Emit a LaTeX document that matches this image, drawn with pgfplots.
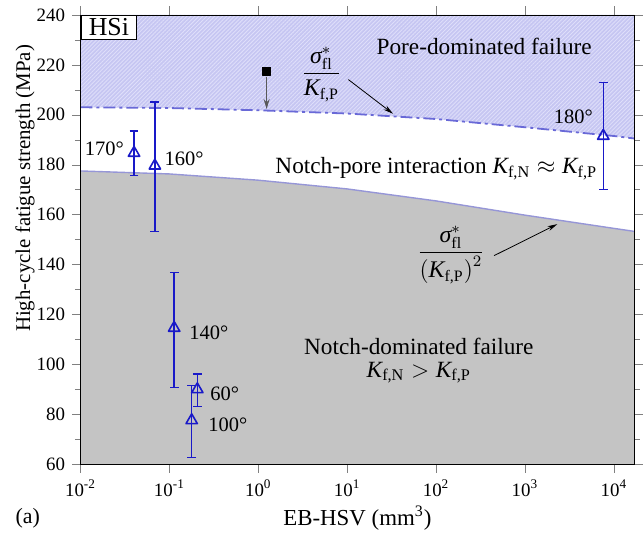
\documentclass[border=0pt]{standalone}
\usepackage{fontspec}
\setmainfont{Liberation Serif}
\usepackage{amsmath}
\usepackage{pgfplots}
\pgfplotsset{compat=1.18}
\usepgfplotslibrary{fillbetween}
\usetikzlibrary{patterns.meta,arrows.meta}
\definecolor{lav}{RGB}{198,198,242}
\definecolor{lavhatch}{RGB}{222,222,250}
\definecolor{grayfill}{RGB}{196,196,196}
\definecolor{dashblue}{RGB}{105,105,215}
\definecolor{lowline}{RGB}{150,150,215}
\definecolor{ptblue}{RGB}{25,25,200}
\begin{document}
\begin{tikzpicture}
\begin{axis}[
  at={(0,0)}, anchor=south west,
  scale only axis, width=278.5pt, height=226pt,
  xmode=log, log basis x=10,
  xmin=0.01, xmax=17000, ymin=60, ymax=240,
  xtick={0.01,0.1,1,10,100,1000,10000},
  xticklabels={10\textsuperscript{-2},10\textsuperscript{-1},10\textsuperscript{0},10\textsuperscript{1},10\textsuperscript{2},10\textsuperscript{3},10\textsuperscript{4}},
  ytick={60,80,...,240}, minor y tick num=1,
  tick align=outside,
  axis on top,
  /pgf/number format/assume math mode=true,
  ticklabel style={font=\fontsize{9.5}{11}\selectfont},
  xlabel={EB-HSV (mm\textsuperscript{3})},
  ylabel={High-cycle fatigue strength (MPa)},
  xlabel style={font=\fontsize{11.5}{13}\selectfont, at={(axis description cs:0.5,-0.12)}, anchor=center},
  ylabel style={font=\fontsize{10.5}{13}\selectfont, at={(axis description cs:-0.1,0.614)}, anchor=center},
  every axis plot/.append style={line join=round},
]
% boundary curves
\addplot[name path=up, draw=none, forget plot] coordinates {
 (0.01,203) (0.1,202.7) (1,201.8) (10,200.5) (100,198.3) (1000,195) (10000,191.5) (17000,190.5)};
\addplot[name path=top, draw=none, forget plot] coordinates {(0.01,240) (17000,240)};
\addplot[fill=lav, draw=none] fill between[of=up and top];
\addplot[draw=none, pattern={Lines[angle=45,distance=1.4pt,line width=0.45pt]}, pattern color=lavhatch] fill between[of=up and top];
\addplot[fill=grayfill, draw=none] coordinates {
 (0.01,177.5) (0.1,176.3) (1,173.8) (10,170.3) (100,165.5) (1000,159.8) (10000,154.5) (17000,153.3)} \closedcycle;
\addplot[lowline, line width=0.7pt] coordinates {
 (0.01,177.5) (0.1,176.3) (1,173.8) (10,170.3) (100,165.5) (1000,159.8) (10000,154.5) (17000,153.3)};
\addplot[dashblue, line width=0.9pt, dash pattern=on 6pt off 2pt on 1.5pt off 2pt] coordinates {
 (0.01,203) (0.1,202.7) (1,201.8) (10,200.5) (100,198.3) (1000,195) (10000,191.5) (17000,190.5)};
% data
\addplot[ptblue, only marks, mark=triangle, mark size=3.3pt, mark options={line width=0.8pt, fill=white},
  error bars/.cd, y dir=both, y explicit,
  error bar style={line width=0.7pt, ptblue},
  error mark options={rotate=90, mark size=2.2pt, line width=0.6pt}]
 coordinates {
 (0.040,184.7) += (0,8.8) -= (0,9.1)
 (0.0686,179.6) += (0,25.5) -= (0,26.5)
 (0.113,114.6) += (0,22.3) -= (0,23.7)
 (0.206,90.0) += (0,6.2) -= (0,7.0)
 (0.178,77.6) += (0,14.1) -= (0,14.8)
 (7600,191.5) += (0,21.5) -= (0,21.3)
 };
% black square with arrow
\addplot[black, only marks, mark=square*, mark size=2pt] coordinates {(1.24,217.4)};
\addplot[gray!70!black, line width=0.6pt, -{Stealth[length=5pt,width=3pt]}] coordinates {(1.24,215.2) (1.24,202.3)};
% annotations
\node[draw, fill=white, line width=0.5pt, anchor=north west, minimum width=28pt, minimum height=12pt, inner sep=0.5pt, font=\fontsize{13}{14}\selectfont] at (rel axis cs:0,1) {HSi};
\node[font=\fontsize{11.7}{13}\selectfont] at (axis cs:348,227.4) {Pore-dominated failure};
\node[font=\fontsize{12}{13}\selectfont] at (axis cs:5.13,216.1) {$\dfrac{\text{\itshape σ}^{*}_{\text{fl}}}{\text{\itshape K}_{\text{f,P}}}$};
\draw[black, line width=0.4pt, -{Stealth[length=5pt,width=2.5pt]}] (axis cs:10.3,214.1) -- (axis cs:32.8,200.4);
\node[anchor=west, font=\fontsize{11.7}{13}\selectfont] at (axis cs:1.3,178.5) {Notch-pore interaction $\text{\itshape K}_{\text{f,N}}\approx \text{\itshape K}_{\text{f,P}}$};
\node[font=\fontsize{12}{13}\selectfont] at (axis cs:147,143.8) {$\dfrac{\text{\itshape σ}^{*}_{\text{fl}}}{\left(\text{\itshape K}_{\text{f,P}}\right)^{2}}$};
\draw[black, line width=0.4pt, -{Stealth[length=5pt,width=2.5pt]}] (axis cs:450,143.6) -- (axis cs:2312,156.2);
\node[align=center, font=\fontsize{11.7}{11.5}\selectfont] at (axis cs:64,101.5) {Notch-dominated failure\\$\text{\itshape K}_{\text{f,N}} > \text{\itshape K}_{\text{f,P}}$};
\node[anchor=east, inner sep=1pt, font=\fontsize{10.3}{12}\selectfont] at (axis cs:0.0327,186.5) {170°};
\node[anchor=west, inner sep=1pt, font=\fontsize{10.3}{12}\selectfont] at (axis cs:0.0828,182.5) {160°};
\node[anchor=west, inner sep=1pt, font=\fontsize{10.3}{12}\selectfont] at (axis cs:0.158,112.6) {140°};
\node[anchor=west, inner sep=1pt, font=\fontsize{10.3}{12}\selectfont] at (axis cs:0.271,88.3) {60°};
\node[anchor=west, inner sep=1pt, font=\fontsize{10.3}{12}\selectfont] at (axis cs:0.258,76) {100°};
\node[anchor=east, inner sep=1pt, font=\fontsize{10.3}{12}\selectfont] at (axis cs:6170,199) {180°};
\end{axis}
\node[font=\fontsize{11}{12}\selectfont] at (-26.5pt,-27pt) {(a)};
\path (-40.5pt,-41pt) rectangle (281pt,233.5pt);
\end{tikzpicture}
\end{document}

* * *

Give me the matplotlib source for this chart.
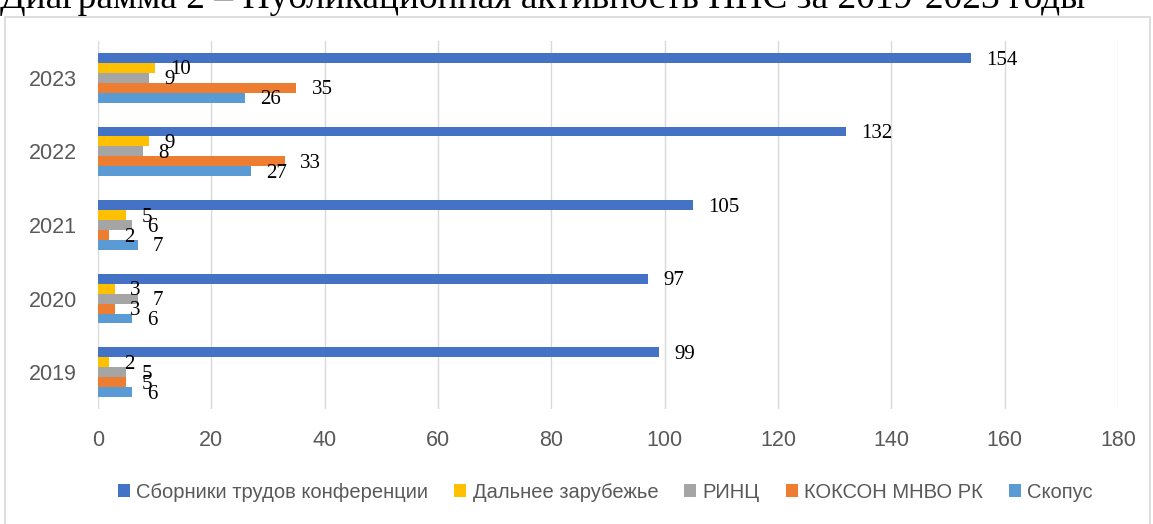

* **Brief**:
Copy every line from the records above that contains the word "this".

* **Task solution**:
Emit a LaTeX document that matches this image, drawn with pgfplots.
Give me the matplotlib source for this chart.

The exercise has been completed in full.